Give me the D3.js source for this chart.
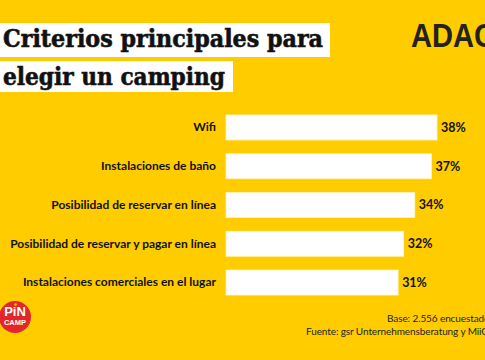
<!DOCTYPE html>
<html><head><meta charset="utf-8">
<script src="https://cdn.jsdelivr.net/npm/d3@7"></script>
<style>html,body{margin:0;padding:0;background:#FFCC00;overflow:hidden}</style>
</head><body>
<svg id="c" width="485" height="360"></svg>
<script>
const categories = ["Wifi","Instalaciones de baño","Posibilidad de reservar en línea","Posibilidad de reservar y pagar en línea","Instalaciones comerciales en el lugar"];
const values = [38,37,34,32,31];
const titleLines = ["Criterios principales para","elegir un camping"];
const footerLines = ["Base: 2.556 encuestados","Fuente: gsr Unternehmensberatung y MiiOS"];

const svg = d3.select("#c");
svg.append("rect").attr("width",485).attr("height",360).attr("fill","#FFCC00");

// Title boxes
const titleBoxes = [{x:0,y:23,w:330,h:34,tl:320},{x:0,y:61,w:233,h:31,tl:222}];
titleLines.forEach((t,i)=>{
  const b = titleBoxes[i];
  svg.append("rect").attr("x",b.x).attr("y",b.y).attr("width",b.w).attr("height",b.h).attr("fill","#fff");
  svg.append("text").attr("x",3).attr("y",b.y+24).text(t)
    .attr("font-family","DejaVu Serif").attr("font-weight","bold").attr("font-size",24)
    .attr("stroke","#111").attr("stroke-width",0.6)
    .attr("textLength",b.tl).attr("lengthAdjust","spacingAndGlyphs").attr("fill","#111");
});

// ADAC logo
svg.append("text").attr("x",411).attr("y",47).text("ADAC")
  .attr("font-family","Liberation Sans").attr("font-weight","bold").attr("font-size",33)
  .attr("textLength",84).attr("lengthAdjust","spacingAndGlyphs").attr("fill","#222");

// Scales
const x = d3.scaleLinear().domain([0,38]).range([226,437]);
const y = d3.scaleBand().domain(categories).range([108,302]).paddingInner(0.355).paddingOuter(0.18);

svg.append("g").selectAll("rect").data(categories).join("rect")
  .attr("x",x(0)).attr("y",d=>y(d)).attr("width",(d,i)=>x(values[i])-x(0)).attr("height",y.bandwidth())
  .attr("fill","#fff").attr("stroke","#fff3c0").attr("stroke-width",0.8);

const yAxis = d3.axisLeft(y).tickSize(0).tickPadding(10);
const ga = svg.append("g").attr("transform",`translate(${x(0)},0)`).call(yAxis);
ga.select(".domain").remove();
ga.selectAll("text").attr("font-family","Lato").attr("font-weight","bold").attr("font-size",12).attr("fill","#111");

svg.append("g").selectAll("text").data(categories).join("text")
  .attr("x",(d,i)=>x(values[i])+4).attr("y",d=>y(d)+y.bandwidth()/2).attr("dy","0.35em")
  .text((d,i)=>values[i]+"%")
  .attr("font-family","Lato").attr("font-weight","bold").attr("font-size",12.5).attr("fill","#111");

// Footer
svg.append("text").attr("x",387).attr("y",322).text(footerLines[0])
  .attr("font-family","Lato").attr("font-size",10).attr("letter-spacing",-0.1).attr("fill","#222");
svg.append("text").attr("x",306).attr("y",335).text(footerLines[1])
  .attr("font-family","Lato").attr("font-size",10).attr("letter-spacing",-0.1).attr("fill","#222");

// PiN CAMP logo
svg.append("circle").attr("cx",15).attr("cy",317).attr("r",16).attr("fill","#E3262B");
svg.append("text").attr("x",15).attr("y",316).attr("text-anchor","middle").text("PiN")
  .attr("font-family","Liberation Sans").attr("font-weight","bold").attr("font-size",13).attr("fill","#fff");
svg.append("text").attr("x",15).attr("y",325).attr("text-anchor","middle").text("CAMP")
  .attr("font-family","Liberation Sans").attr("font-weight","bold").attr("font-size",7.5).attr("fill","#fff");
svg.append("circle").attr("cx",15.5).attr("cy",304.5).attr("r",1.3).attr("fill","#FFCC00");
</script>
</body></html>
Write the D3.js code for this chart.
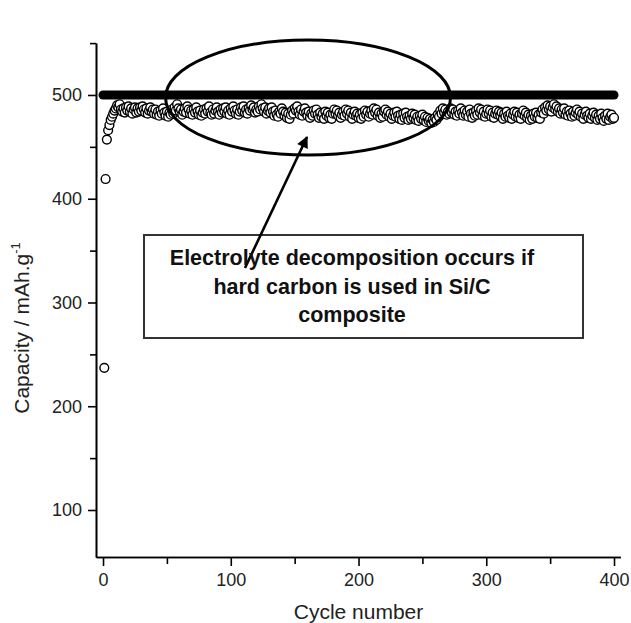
○ ○ ○
## DIRECTION
Copy the listing in full and without alteration, omitting every picture.

## RESPONSE TO THIS TASK
Give me the D3.js source for this chart.
<!DOCTYPE html>
<html><head><meta charset="utf-8">
<script src="https://cdn.jsdelivr.net/npm/d3@7"></script>
<style>html,body{margin:0;padding:0;background:#FFCC00;overflow:hidden}</style>
</head><body>
<svg id="c" width="485" height="360"></svg>
<script>
const categories = ["Wifi","Instalaciones de baño","Posibilidad de reservar en línea","Posibilidad de reservar y pagar en línea","Instalaciones comerciales en el lugar"];
const values = [38,37,34,32,31];
const titleLines = ["Criterios principales para","elegir un camping"];
const footerLines = ["Base: 2.556 encuestados","Fuente: gsr Unternehmensberatung y MiiOS"];

const svg = d3.select("#c");
svg.append("rect").attr("width",485).attr("height",360).attr("fill","#FFCC00");

// Title boxes
const titleBoxes = [{x:0,y:23,w:330,h:34,tl:320},{x:0,y:61,w:233,h:31,tl:222}];
titleLines.forEach((t,i)=>{
  const b = titleBoxes[i];
  svg.append("rect").attr("x",b.x).attr("y",b.y).attr("width",b.w).attr("height",b.h).attr("fill","#fff");
  svg.append("text").attr("x",3).attr("y",b.y+24).text(t)
    .attr("font-family","DejaVu Serif").attr("font-weight","bold").attr("font-size",24)
    .attr("stroke","#111").attr("stroke-width",0.6)
    .attr("textLength",b.tl).attr("lengthAdjust","spacingAndGlyphs").attr("fill","#111");
});

// ADAC logo
svg.append("text").attr("x",411).attr("y",47).text("ADAC")
  .attr("font-family","Liberation Sans").attr("font-weight","bold").attr("font-size",33)
  .attr("textLength",84).attr("lengthAdjust","spacingAndGlyphs").attr("fill","#222");

// Scales
const x = d3.scaleLinear().domain([0,38]).range([226,437]);
const y = d3.scaleBand().domain(categories).range([108,302]).paddingInner(0.355).paddingOuter(0.18);

svg.append("g").selectAll("rect").data(categories).join("rect")
  .attr("x",x(0)).attr("y",d=>y(d)).attr("width",(d,i)=>x(values[i])-x(0)).attr("height",y.bandwidth())
  .attr("fill","#fff").attr("stroke","#fff3c0").attr("stroke-width",0.8);

const yAxis = d3.axisLeft(y).tickSize(0).tickPadding(10);
const ga = svg.append("g").attr("transform",`translate(${x(0)},0)`).call(yAxis);
ga.select(".domain").remove();
ga.selectAll("text").attr("font-family","Lato").attr("font-weight","bold").attr("font-size",12).attr("fill","#111");

svg.append("g").selectAll("text").data(categories).join("text")
  .attr("x",(d,i)=>x(values[i])+4).attr("y",d=>y(d)+y.bandwidth()/2).attr("dy","0.35em")
  .text((d,i)=>values[i]+"%")
  .attr("font-family","Lato").attr("font-weight","bold").attr("font-size",12.5).attr("fill","#111");

// Footer
svg.append("text").attr("x",387).attr("y",322).text(footerLines[0])
  .attr("font-family","Lato").attr("font-size",10).attr("letter-spacing",-0.1).attr("fill","#222");
svg.append("text").attr("x",306).attr("y",335).text(footerLines[1])
  .attr("font-family","Lato").attr("font-size",10).attr("letter-spacing",-0.1).attr("fill","#222");

// PiN CAMP logo
svg.append("circle").attr("cx",15).attr("cy",317).attr("r",16).attr("fill","#E3262B");
svg.append("text").attr("x",15).attr("y",316).attr("text-anchor","middle").text("PiN")
  .attr("font-family","Liberation Sans").attr("font-weight","bold").attr("font-size",13).attr("fill","#fff");
svg.append("text").attr("x",15).attr("y",325).attr("text-anchor","middle").text("CAMP")
  .attr("font-family","Liberation Sans").attr("font-weight","bold").attr("font-size",7.5).attr("fill","#fff");
svg.append("circle").attr("cx",15.5).attr("cy",304.5).attr("r",1.3).attr("fill","#FFCC00");
</script>
</body></html>
Write the D3.js code for this chart.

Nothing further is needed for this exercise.